> [Rows from a dataset of charts and code]
■ ■ ■ ■ ■
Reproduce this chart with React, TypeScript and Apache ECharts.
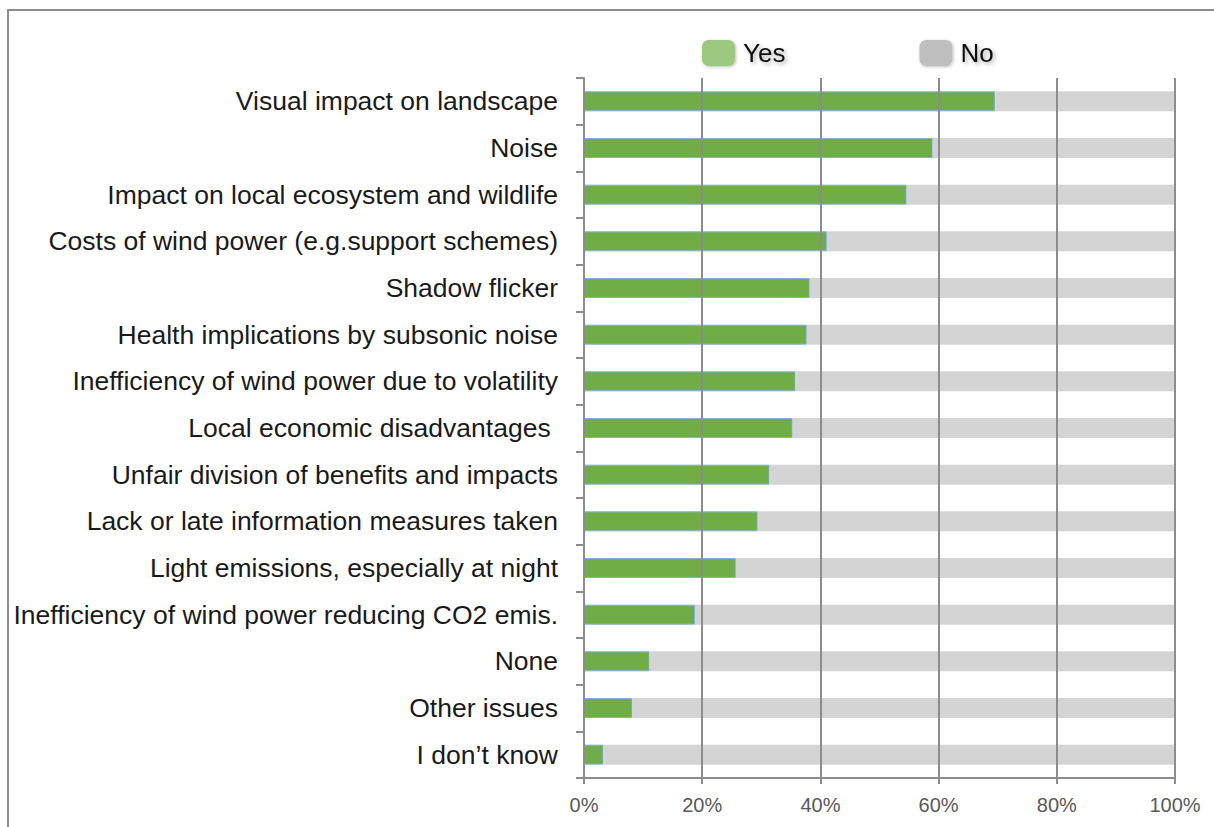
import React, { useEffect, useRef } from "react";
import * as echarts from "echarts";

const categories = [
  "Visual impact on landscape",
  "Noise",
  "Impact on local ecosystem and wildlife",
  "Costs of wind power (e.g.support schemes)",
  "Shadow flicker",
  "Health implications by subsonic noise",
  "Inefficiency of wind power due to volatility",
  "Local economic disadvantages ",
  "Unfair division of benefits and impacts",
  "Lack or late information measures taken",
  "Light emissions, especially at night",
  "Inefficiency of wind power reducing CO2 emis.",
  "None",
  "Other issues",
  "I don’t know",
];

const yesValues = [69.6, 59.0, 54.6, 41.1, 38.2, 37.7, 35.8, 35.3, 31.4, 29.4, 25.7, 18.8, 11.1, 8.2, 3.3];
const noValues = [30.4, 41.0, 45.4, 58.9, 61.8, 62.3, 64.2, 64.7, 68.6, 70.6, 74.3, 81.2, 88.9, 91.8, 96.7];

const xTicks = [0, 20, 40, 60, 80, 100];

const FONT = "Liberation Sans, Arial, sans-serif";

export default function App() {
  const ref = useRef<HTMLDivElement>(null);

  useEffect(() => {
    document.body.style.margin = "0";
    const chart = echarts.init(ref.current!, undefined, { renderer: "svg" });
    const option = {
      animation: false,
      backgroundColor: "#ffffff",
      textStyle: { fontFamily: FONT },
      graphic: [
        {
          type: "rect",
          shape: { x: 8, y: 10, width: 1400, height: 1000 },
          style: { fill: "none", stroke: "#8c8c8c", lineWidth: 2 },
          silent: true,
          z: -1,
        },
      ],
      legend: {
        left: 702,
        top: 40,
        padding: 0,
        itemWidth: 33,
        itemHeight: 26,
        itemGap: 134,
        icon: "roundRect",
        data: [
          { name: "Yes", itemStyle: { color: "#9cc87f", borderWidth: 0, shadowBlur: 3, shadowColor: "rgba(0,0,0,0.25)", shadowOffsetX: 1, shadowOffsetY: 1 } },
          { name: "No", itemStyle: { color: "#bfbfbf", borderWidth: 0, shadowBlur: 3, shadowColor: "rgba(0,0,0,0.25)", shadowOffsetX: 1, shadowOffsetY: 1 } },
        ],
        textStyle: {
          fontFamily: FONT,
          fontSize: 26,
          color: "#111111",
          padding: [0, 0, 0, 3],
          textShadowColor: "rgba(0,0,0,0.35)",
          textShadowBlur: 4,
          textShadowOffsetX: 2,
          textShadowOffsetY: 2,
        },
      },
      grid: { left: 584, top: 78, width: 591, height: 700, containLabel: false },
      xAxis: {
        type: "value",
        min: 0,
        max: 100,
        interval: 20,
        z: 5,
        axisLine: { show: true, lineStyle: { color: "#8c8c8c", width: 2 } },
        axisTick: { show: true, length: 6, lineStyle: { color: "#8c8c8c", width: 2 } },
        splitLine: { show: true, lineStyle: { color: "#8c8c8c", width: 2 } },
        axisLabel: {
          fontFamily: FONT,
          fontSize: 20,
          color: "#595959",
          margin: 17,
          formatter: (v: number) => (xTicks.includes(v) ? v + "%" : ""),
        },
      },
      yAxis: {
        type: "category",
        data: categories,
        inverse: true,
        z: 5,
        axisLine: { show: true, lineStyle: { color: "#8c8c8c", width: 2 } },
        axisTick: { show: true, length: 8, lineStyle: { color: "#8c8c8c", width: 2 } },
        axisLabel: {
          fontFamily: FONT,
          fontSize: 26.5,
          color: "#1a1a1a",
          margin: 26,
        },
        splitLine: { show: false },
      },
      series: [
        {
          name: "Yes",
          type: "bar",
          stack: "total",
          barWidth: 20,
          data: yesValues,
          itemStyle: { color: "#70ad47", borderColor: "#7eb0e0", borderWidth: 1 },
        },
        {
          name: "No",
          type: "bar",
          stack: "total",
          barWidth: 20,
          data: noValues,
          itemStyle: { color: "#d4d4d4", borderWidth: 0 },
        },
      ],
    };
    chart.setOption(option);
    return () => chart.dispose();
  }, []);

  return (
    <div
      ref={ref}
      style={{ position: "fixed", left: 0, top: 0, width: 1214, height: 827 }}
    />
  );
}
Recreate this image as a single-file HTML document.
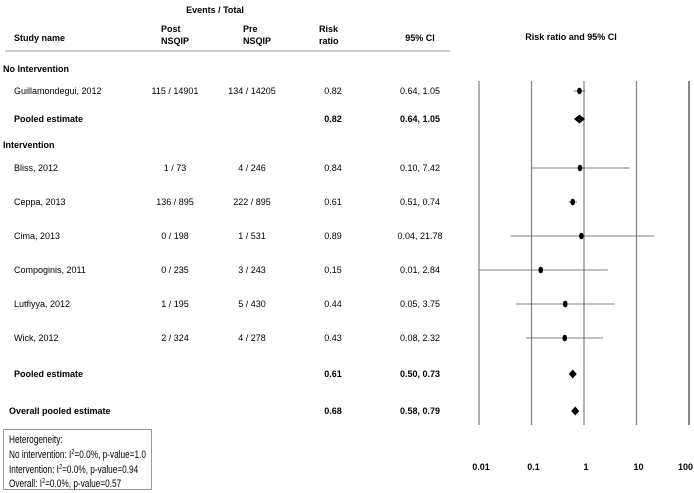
■ ■ ■ ■ ■
> [What you have to do]
Look at the listing and set down only the lines from its start through the line with "import * as", word for word and without pictures.

> [Problem solution]
Reproduce this chart with React, TypeScript and Apache ECharts.
import React, { useEffect, useRef } from "react";
import * as echarts from "echarts";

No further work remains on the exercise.